> [Source records]:
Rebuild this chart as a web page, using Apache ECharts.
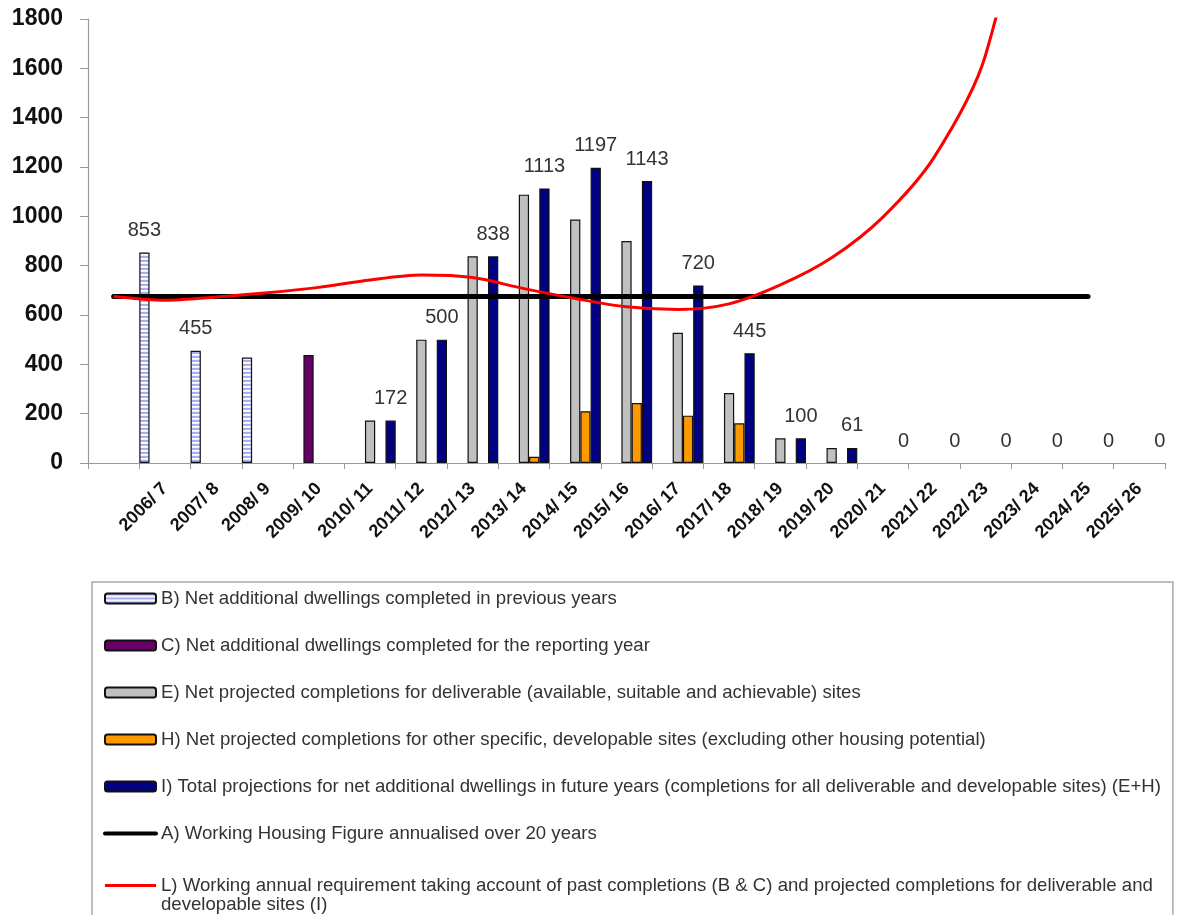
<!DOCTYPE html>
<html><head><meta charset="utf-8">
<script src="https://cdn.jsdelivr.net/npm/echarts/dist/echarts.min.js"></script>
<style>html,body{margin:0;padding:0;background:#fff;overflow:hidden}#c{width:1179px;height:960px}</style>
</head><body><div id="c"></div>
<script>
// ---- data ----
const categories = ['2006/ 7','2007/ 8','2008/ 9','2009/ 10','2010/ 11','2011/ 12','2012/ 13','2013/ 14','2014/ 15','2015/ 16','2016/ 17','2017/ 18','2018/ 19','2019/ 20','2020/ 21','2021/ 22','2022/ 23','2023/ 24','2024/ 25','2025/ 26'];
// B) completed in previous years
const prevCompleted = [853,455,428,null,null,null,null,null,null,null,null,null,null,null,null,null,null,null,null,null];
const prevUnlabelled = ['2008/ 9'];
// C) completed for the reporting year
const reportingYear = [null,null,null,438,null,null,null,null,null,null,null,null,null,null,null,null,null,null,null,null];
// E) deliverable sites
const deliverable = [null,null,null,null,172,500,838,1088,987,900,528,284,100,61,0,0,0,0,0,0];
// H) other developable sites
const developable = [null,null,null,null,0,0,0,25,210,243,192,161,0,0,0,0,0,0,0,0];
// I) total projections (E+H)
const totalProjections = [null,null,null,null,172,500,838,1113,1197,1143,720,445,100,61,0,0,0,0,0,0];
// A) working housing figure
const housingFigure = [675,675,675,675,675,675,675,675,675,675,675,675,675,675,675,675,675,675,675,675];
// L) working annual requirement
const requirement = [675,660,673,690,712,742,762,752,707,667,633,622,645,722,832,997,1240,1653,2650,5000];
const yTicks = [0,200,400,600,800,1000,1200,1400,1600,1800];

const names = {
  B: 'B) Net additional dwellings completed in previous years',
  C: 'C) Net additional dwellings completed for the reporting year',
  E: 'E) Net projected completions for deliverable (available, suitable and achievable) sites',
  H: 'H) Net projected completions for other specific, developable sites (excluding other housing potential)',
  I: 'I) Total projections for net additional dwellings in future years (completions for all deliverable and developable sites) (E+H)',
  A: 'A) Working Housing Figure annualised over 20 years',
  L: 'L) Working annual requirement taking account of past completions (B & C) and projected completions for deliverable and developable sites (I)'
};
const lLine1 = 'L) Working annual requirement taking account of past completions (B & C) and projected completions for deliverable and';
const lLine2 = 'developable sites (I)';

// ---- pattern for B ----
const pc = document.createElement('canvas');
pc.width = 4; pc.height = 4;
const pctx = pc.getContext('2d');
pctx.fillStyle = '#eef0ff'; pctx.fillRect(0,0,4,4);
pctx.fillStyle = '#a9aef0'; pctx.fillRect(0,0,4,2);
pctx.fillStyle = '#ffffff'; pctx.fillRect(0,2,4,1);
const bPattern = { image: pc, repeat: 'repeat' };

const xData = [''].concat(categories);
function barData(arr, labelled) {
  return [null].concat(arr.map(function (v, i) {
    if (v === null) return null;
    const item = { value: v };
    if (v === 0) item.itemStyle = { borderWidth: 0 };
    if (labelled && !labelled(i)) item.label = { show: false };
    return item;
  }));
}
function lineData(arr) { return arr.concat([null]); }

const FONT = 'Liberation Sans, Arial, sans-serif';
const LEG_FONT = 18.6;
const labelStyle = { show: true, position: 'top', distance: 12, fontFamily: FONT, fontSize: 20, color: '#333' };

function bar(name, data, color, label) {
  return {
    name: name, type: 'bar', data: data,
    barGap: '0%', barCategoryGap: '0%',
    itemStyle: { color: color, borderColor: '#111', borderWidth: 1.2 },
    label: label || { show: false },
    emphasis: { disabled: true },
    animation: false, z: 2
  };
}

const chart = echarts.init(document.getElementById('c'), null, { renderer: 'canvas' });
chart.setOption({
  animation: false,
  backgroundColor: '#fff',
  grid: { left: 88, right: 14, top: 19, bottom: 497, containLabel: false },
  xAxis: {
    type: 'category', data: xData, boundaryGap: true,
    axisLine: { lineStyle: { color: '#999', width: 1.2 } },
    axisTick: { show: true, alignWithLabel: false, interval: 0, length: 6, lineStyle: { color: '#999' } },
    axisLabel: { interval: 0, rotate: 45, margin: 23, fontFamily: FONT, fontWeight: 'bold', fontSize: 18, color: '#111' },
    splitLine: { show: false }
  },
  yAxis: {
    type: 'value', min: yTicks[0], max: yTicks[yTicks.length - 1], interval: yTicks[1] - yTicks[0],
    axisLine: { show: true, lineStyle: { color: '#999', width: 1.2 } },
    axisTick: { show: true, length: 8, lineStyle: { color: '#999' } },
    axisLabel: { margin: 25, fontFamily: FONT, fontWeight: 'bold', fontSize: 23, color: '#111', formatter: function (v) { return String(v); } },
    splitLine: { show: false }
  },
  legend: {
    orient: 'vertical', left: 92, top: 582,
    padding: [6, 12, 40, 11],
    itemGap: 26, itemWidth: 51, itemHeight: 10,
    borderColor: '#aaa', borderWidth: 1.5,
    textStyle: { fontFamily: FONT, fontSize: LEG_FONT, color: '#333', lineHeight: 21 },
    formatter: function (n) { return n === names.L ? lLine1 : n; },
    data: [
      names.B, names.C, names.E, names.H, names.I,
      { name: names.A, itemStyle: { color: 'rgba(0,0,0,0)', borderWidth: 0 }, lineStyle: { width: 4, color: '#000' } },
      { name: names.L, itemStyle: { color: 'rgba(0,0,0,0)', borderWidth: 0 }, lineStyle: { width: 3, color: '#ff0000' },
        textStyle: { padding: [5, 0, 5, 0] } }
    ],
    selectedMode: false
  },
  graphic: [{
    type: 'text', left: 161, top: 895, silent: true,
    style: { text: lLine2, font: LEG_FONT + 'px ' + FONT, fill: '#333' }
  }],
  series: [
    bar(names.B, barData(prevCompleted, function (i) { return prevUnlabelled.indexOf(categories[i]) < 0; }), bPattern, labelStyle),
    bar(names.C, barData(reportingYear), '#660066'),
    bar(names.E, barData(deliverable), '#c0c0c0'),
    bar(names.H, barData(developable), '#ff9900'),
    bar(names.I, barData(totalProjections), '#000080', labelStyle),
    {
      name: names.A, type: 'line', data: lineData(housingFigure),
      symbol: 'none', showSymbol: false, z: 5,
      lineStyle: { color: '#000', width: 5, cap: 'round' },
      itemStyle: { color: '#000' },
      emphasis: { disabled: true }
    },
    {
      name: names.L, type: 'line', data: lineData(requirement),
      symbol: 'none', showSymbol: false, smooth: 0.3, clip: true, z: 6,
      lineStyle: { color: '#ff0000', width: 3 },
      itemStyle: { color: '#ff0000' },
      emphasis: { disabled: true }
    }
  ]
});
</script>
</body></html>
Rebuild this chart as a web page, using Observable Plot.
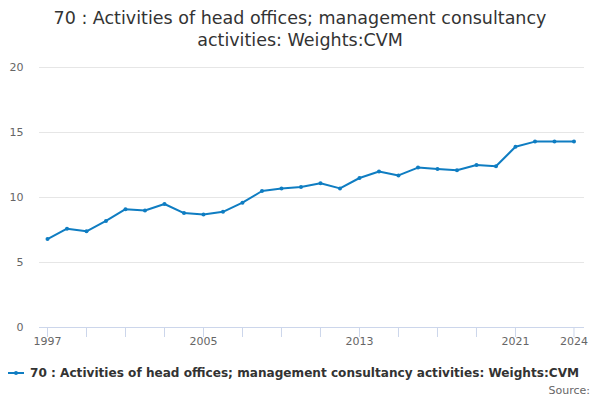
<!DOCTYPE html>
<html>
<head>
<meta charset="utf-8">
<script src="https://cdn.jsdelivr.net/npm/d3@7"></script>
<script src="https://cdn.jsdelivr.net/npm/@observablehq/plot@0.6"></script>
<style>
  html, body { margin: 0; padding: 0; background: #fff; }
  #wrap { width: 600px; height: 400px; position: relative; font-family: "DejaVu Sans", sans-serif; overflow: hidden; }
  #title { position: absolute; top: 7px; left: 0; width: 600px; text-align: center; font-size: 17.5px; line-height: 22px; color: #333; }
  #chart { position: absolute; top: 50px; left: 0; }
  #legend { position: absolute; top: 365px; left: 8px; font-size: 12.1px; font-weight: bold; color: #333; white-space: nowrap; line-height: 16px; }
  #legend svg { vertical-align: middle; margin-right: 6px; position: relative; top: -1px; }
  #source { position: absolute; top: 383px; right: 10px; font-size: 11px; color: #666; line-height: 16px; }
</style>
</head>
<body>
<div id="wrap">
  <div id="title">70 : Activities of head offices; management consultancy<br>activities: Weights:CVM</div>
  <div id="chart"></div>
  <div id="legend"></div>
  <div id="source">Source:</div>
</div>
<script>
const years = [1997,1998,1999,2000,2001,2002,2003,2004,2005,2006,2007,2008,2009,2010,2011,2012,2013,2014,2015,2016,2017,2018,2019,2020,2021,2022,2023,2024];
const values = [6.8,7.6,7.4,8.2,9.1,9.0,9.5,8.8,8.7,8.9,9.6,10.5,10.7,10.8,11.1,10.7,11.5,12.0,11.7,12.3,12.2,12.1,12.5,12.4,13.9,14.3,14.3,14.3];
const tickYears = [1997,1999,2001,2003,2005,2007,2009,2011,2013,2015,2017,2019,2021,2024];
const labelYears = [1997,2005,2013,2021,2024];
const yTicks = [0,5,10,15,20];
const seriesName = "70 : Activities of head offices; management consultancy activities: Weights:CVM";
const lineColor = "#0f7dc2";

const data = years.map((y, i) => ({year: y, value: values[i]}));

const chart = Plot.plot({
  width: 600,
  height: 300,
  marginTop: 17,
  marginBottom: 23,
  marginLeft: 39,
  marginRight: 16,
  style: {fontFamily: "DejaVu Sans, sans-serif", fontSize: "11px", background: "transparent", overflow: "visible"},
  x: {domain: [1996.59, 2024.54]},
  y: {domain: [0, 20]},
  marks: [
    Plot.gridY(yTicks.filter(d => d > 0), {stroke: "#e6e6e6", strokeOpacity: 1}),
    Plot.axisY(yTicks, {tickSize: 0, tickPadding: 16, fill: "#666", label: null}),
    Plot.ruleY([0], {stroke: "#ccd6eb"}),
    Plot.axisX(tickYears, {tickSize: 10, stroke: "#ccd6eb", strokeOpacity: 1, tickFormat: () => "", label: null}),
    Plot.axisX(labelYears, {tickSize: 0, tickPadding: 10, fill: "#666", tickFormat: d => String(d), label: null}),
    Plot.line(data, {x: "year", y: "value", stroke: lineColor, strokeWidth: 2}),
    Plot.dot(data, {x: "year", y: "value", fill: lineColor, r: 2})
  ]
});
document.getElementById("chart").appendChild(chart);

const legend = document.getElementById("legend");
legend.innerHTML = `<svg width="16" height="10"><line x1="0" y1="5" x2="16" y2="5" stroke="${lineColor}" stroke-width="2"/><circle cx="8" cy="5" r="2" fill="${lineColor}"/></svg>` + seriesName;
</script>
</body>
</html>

> [Description of the task]: Repeat exactly the lines from the start of the entries down to the line with "const yTicks = [0,200,400,600,800,1000,1200,1400,1600,1800];", keeping both ends but none of the pictures.

> [Answer to this exercise]:
Rebuild this chart as a web page, using Apache ECharts.
<!DOCTYPE html>
<html><head><meta charset="utf-8">
<script src="https://cdn.jsdelivr.net/npm/echarts/dist/echarts.min.js"></script>
<style>html,body{margin:0;padding:0;background:#fff;overflow:hidden}#c{width:1179px;height:960px}</style>
</head><body><div id="c"></div>
<script>
// ---- data ----
const categories = ['2006/ 7','2007/ 8','2008/ 9','2009/ 10','2010/ 11','2011/ 12','2012/ 13','2013/ 14','2014/ 15','2015/ 16','2016/ 17','2017/ 18','2018/ 19','2019/ 20','2020/ 21','2021/ 22','2022/ 23','2023/ 24','2024/ 25','2025/ 26'];
// B) completed in previous years
const prevCompleted = [853,455,428,null,null,null,null,null,null,null,null,null,null,null,null,null,null,null,null,null];
const prevUnlabelled = ['2008/ 9'];
// C) completed for the reporting year
const reportingYear = [null,null,null,438,null,null,null,null,null,null,null,null,null,null,null,null,null,null,null,null];
// E) deliverable sites
const deliverable = [null,null,null,null,172,500,838,1088,987,900,528,284,100,61,0,0,0,0,0,0];
// H) other developable sites
const developable = [null,null,null,null,0,0,0,25,210,243,192,161,0,0,0,0,0,0,0,0];
// I) total projections (E+H)
const totalProjections = [null,null,null,null,172,500,838,1113,1197,1143,720,445,100,61,0,0,0,0,0,0];
// A) working housing figure
const housingFigure = [675,675,675,675,675,675,675,675,675,675,675,675,675,675,675,675,675,675,675,675];
// L) working annual requirement
const requirement = [675,660,673,690,712,742,762,752,707,667,633,622,645,722,832,997,1240,1653,2650,5000];
const yTicks = [0,200,400,600,800,1000,1200,1400,1600,1800];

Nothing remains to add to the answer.